Hatfield: Dame Devin, Barbie in a Princess Charm School, (2011)
If I were feeling nice, I’d have allocated you Delancy, who has a redemption arc – however, I’m not, and maybe I’m stereotyping but you give ruthless and rich, so you get Dame Devin, the murderer who constantly tries to secure her daughter’s inheritance of the school and royalty. Who can match her vibe but you, Hatfield?
Aidan’s: Rothbart, Barbie in Swan Lake, (2003)
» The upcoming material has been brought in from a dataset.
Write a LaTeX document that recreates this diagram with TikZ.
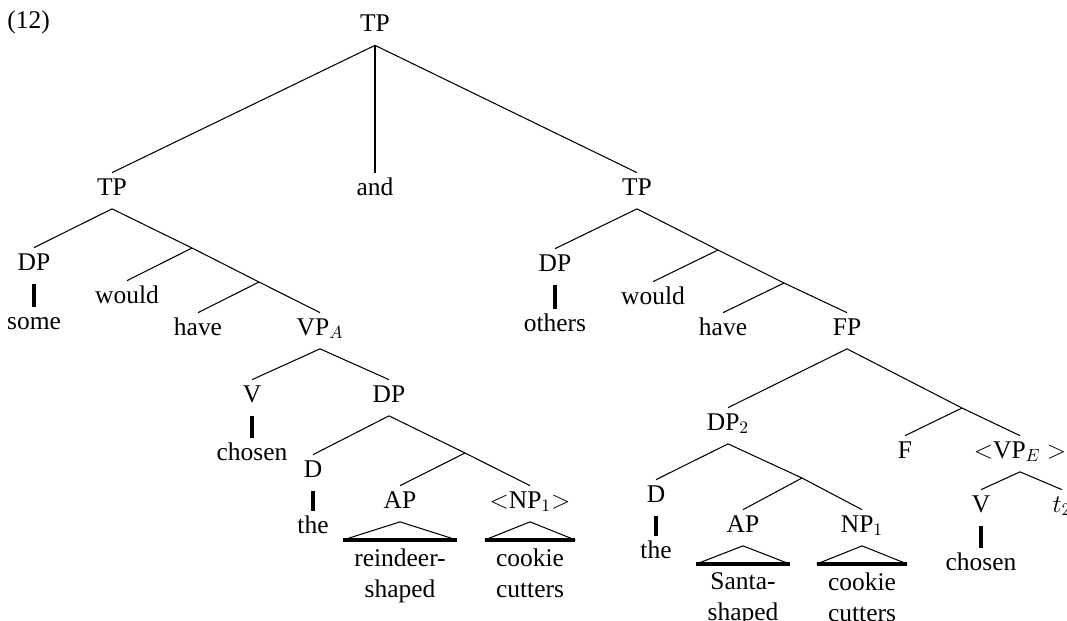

Maybe this is counter-intuitive, but I allocated the ultimate bird man to the college that seems really far away (and has far far FAR too many steps). Congrats, you can now get everywhere more quickly… the only downside is you’re really sinister and actually, LITERALLY, turn into a half-bird, half-man amalgamation. Sorry!
Trevs: Wenlock, Barbie and the Magic of Pegasus, (2005)
Trevs is another college which feels far away, mimicking the journey Barbie has to go on to save her parents. At a more basic level, Trevs is also architecturally rather strange, consistently made of the same material, which aligns with Wenlock’s villainous power- to turn his enemies to stone. A bit of a reach maybe but you don’t have to agree with my logic.
Stevo: Queen Ariana, Barbie as the Island Princess, (2007)
By this point, I’ve run out of options a bit, so I’ve gone back to the actual planned antagonist of the Island Princess, Ariana. She’s got pet rats (fitting, considering that half of Durham’s wildlife seems to live outside your accommodation) and lands in a pigsty after her carriage wheels fall off (wheels = Stevo).
Greys – Jacqueline, Barbie in a Fashion Fairytale, (2010)
Fashionable, mysterious and kind of intimidating: you’re a perfect match with Jacqueline, the Parisian designer who kidnaps flairies (a rare villain with a redemption arc, astonishingly).